Scaffolding Children's Learning

 By Christina Agelakis

When your family enrols at Little Village, we ask you to fill out a profile for your child that in part includes their routines, activities and their and interests. This helps us get to know your child better. You might be thinking ‘This is great, but their interests change from one day to the next!’ We agree, that’s why this is just the starting point of our relationship. We use this information to make your child feel safe and gain a sense of belonging with us.
One of the best ways we can understand your child’s knowledge, interests, ideas, and abilities is to watch them as they play.
How does your child learn best? What are they capable of? Are they hands-on? Are they apprehensive? Are they happier on their own? Do they test their own theories? Do they just want to find out how things work? Do they ask 100 questions? Do they need guidance? Do they tinker? Do they crave outside time?

Group 2

As Educators, we must understand children on an individual level, as well as how they interact as a group. The way we do this is through observation.
The Early Years Learning Framework requires Educators to facilitate and extend each child’s learning and development through responsive teaching and scaffolding.
Scaffolding is a relatively odd word to hear in relation to children, right? When we think of scaffolding, we think of a temporary framework to support construction. In Early childhood education, scaffolding works almost the same way to build on neural pathways, knowledge, interests, and skills.

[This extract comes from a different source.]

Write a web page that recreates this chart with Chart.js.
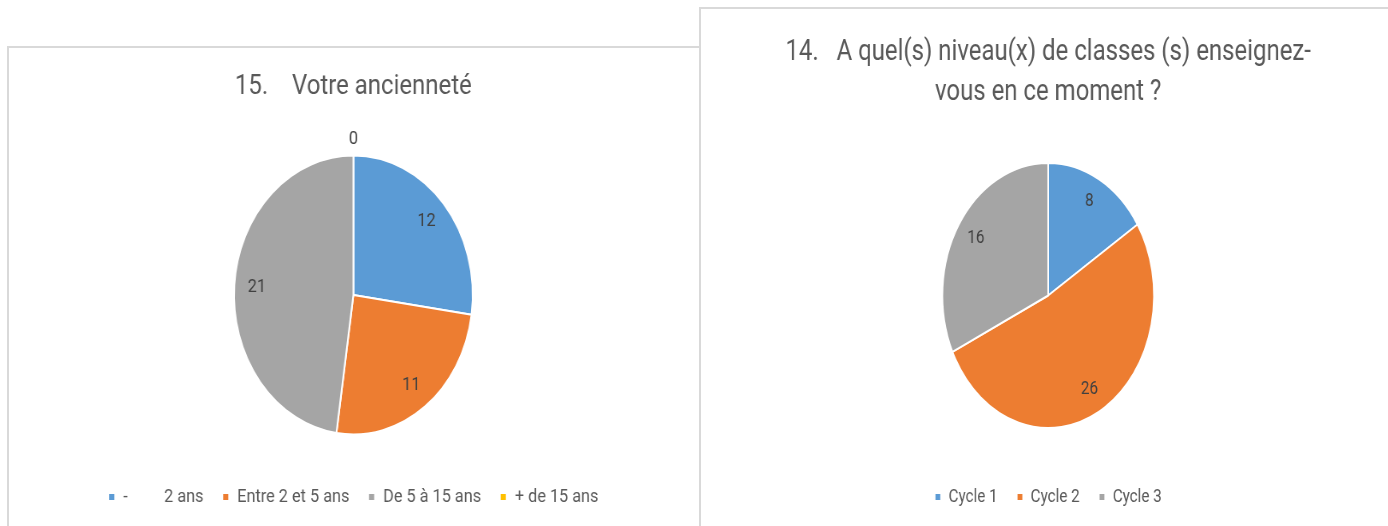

Educators respond to children’s ideas and play by asking open-ended questions, offering what they know about the subject, and working together with the child to achieve a greater understanding of the world they live in. This will happen on the spot, and Educators will then use this as a basis for further intentional teaching.
Please note our Educators will assess whether they need to interject, or if the child will benefit more by just ‘being’ in the moment.

Group 3

This can happen at any age for any child.
A 6-month-old might be fascinated by the birds flying past their window.

An Educator will take lunchtime outside to make the mealtime more enjoyable, calm, and relaxed.

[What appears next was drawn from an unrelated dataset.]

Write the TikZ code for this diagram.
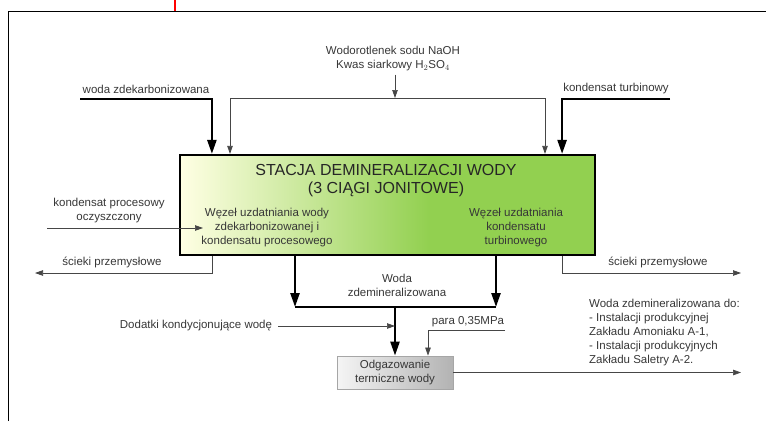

A 12-month-old might be interested in crunching leaves.

An Educator will provide a sensory extension to meet the sensory feedback the child seeks.

A 2-year-old might make cups of tea in the sandpit

An Educator will provide a home corner set up to further their interest in role-playing.

A 3-year-old might start a painting and end up painting off the piece of paper

An Educator will remove the paper and let the child explore their ideas through creative freedom.

A 4-year-old might tell you about their trip to Australia Zoo with their family

An Educator can prepare their learning environment with a Zoo provocation, story, and role play so they can make meaning from what they have seen in the wider community.

A 5-year-old might tell you they feel angry because they couldn’t bring their new toy into Kindy.

An Educator can explore emotions through books and stories which involve characters with similar traits to the 5-year-old.

Scaffolding 4

 We continue to build our knowledge of your children throughout the year and highly value your input into our program. You can do this by sharing what your child is interested in, what adventures you get up to on the weekend, or just everyday life. We are always interested to learn about your culture, your family dynamics, and what you value in this beautiful life.

We find the learning opportunities every day at Little Village and we hope to encourage you to scaffold these moments at home too by:

• Observing
• Join in in a child’s play as a partner while still allowing the child to lead.
• Ask open-ended questions such as “Tell me about what you have made” or “What do you think this is for?”
• Introduce materials or props.
• Offer encouragement in verbal and non-verbal ways.
• Model for children by playing and showing deep engagement

 group 1

“Careful and intentional observing enables teachers to sensitively individualize their scaffolding to meet each infant’s needs.”